Repeat all the material exactly; pictures stay out of your copy.

----------

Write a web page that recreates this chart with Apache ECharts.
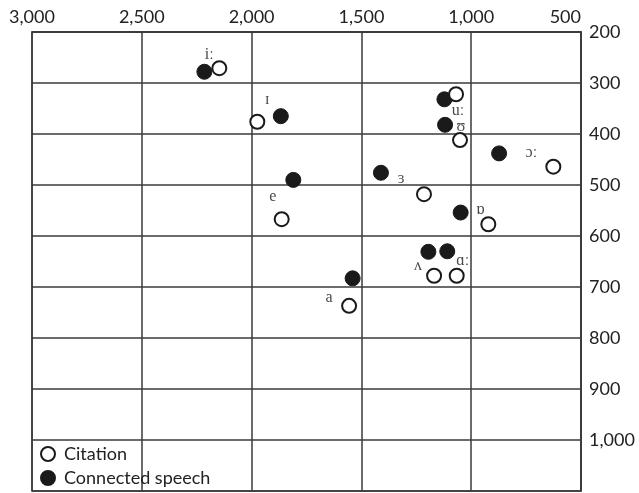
<!DOCTYPE html>
<html>
<head>
<meta charset="utf-8">
<script src="https://cdn.jsdelivr.net/npm/echarts@6/dist/echarts.min.js"></script>
<style>
  html, body { margin: 0; padding: 0; background: #fff; }
  #chart { width: 639px; height: 493px; }
</style>
</head>
<body>
<div id="chart"></div>
<script>
// ---- Data ----
const vowels = ['iː', 'ɪ', 'e', 'a', 'ʌ', 'ɑː', 'ɒ', 'ɔː', 'ʊ', 'uː', 'ɜ'];
const citationF2 = [2147, 1974, 1863, 1556, 1169, 1066, 922, 626, 1051, 1069, 1215];
const citationF1 = [271, 376, 567, 737, 678, 678, 577, 464, 412, 322, 518];
const connectedF2 = [2215, 1867, 1810, 1540, 1195, 1109, 1048, 873, 1119, 1122, 1411];
const connectedF1 = [278, 365, 490, 683, 631, 630, 554, 438, 382, 332, 476];
const xTickLabels = ['500', '1,000', '1,500', '2,000', '2,500', '3,000'];
const yTickLabels = ['200', '300', '400', '500', '600', '700', '800', '900', '1,000'];
const seriesNames = ['Citation', 'Connected speech'];

// ---- Styling (label offsets in pixels relative to citation points) ----
const labelOffsets = {
  'iː': [-10, -13], 'ɪ': [10, -22], 'e': [-9, -22], 'a': [-20, -8],
  'ʌ': [-16, -10], 'ɑː': [6, -15], 'ɒ': [-8, -14], 'ɔː': [-22, -14],
  'ʊ': [1, -13], 'uː': [2, 17], 'ɜ': [-23, -15]
};
const sansFont = "Lato, 'Open Sans', sans-serif";
const serifFont = "'Liberation Serif', 'DejaVu Serif', serif";
const lineColor = '#3a3a3a';

const chart = echarts.init(document.getElementById('chart'), null, { renderer: 'canvas' });

const citationData = vowels.map((v, i) => ({
  value: [citationF2[i], citationF1[i]],
  name: v,
  label: {
    show: true,
    formatter: v,
    position: 'inside',
    offset: labelOffsets[v],
    fontFamily: serifFont,
    fontSize: 16,
    color: '#4a4a4a'
  }
}));
const connectedData = vowels.map((v, i) => [connectedF2[i], connectedF1[i]]);

const xValues = xTickLabels.map(s => Number(s.replace(/,/g, '')));
const yValues = yTickLabels.map(s => Number(s.replace(/,/g, '')));

chart.setOption({
  animation: false,
  backgroundColor: '#fff',
  grid: {
    left: 32, right: 58, top: 32, bottom: 2,
    show: true, borderColor: lineColor, borderWidth: 1.5, backgroundColor: 'transparent'
  },
  legend: {
    data: [seriesNames[0], seriesNames[1]],
    orient: 'vertical',
    left: 40, top: 445,
    padding: 0,
    itemWidth: 14, itemHeight: 14,
    itemGap: 6,
    textStyle: { fontFamily: sansFont, fontSize: 18, color: '#222', padding: [0, 0, 0, 4] }
  },
  xAxis: {
    type: 'value',
    position: 'top',
    inverse: true,
    min: 500, max: 3000, interval: 500,
    axisLine: { show: true, lineStyle: { color: lineColor, width: 1.5 } },
    axisTick: { show: false },
    splitLine: { show: true, lineStyle: { color: lineColor, width: 1.5 } },
    axisLabel: {
      margin: 6,
      fontFamily: sansFont, fontSize: 18, color: '#222',
      alignMinLabel: 'right',
      formatter: v => { const i = xValues.indexOf(v); return i >= 0 ? xTickLabels[i] : ''; }
    }
  },
  yAxis: {
    type: 'value',
    position: 'right',
    inverse: true,
    min: 200, max: 1100, interval: 100,
    axisLine: { show: true, lineStyle: { color: lineColor, width: 1.5 } },
    axisTick: { show: false },
    splitLine: { show: true, lineStyle: { color: lineColor, width: 1.5 } },
    axisLabel: {
      margin: 8,
      fontFamily: sansFont, fontSize: 18, color: '#222',
      formatter: v => { const i = yValues.indexOf(v); return i >= 0 ? yTickLabels[i] : ''; }
    }
  },
  series: [
    {
      name: seriesNames[1],
      type: 'scatter',
      symbol: 'circle',
      symbolSize: 15,
      itemStyle: { color: '#1a1a1a', borderColor: '#1a1a1a', borderWidth: 1, opacity: 1 },
      data: connectedData,
      z: 2
    },
    {
      name: seriesNames[0],
      type: 'scatter',
      symbol: 'circle',
      symbolSize: 14,
      itemStyle: { color: '#fff', borderColor: '#1a1a1a', borderWidth: 2, opacity: 1 },
      data: citationData,
      z: 3
    }
  ]
});
</script>
</body>
</html>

----------

* OUTPUT OF THE EXERCISE
Write a web page that recreates this chart with Apache ECharts.
<!DOCTYPE html>
<html>
<head>
<meta charset="utf-8">
<script src="https://cdn.jsdelivr.net/npm/echarts@6/dist/echarts.min.js"></script>
<style>
  html, body { margin: 0; padding: 0; background: #fff; }
  #chart { width: 639px; height: 493px; }
</style>
</head>
<body>
<div id="chart"></div>
<script>
// ---- Data ----
const vowels = ['iː', 'ɪ', 'e', 'a', 'ʌ', 'ɑː', 'ɒ', 'ɔː', 'ʊ', 'uː', 'ɜ'];
const citationF2 = [2147, 1974, 1863, 1556, 1169, 1066, 922, 626, 1051, 1069, 1215];
const citationF1 = [271, 376, 567, 737, 678, 678, 577, 464, 412, 322, 518];
const connectedF2 = [2215, 1867, 1810, 1540, 1195, 1109, 1048, 873, 1119, 1122, 1411];
const connectedF1 = [278, 365, 490, 683, 631, 630, 554, 438, 382, 332, 476];
const xTickLabels = ['500', '1,000', '1,500', '2,000', '2,500', '3,000'];
const yTickLabels = ['200', '300', '400', '500', '600', '700', '800', '900', '1,000'];
const seriesNames = ['Citation', 'Connected speech'];

// ---- Styling (label offsets in pixels relative to citation points) ----
const labelOffsets = {
  'iː': [-10, -13], 'ɪ': [10, -22], 'e': [-9, -22], 'a': [-20, -8],
  'ʌ': [-16, -10], 'ɑː': [6, -15], 'ɒ': [-8, -14], 'ɔː': [-22, -14],
  'ʊ': [1, -13], 'uː': [2, 17], 'ɜ': [-23, -15]
};
const sansFont = "Lato, 'Open Sans', sans-serif";
const serifFont = "'Liberation Serif', 'DejaVu Serif', serif";
const lineColor = '#3a3a3a';

const chart = echarts.init(document.getElementById('chart'), null, { renderer: 'canvas' });

const citationData = vowels.map((v, i) => ({
  value: [citationF2[i], citationF1[i]],
  name: v,
  label: {
    show: true,
    formatter: v,
    position: 'inside',
    offset: labelOffsets[v],
    fontFamily: serifFont,
    fontSize: 16,
    color: '#4a4a4a'
  }
}));
const connectedData = vowels.map((v, i) => [connectedF2[i], connectedF1[i]]);

const xValues = xTickLabels.map(s => Number(s.replace(/,/g, '')));
const yValues = yTickLabels.map(s => Number(s.replace(/,/g, '')));

chart.setOption({
  animation: false,
  backgroundColor: '#fff',
  grid: {
    left: 32, right: 58, top: 32, bottom: 2,
    show: true, borderColor: lineColor, borderWidth: 1.5, backgroundColor: 'transparent'
  },
  legend: {
    data: [seriesNames[0], seriesNames[1]],
    orient: 'vertical',
    left: 40, top: 445,
    padding: 0,
    itemWidth: 14, itemHeight: 14,
    itemGap: 6,
    textStyle: { fontFamily: sansFont, fontSize: 18, color: '#222', padding: [0, 0, 0, 4] }
  },
  xAxis: {
    type: 'value',
    position: 'top',
    inverse: true,
    min: 500, max: 3000, interval: 500,
    axisLine: { show: true, lineStyle: { color: lineColor, width: 1.5 } },
    axisTick: { show: false },
    splitLine: { show: true, lineStyle: { color: lineColor, width: 1.5 } },
    axisLabel: {
      margin: 6,
      fontFamily: sansFont, fontSize: 18, color: '#222',
      alignMinLabel: 'right',
      formatter: v => { const i = xValues.indexOf(v); return i >= 0 ? xTickLabels[i] : ''; }
    }
  },
  yAxis: {
    type: 'value',
    position: 'right',
    inverse: true,
    min: 200, max: 1100, interval: 100,
    axisLine: { show: true, lineStyle: { color: lineColor, width: 1.5 } },
    axisTick: { show: false },
    splitLine: { show: true, lineStyle: { color: lineColor, width: 1.5 } },
    axisLabel: {
      margin: 8,
      fontFamily: sansFont, fontSize: 18, color: '#222',
      formatter: v => { const i = yValues.indexOf(v); return i >= 0 ? yTickLabels[i] : ''; }
    }
  },
  series: [
    {
      name: seriesNames[1],
      type: 'scatter',
      symbol: 'circle',
      symbolSize: 15,
      itemStyle: { color: '#1a1a1a', borderColor: '#1a1a1a', borderWidth: 1, opacity: 1 },
      data: connectedData,
      z: 2
    },
    {
      name: seriesNames[0],
      type: 'scatter',
      symbol: 'circle',
      symbolSize: 14,
      itemStyle: { color: '#fff', borderColor: '#1a1a1a', borderWidth: 2, opacity: 1 },
      data: citationData,
      z: 3
    }
  ]
});
</script>
</body>
</html>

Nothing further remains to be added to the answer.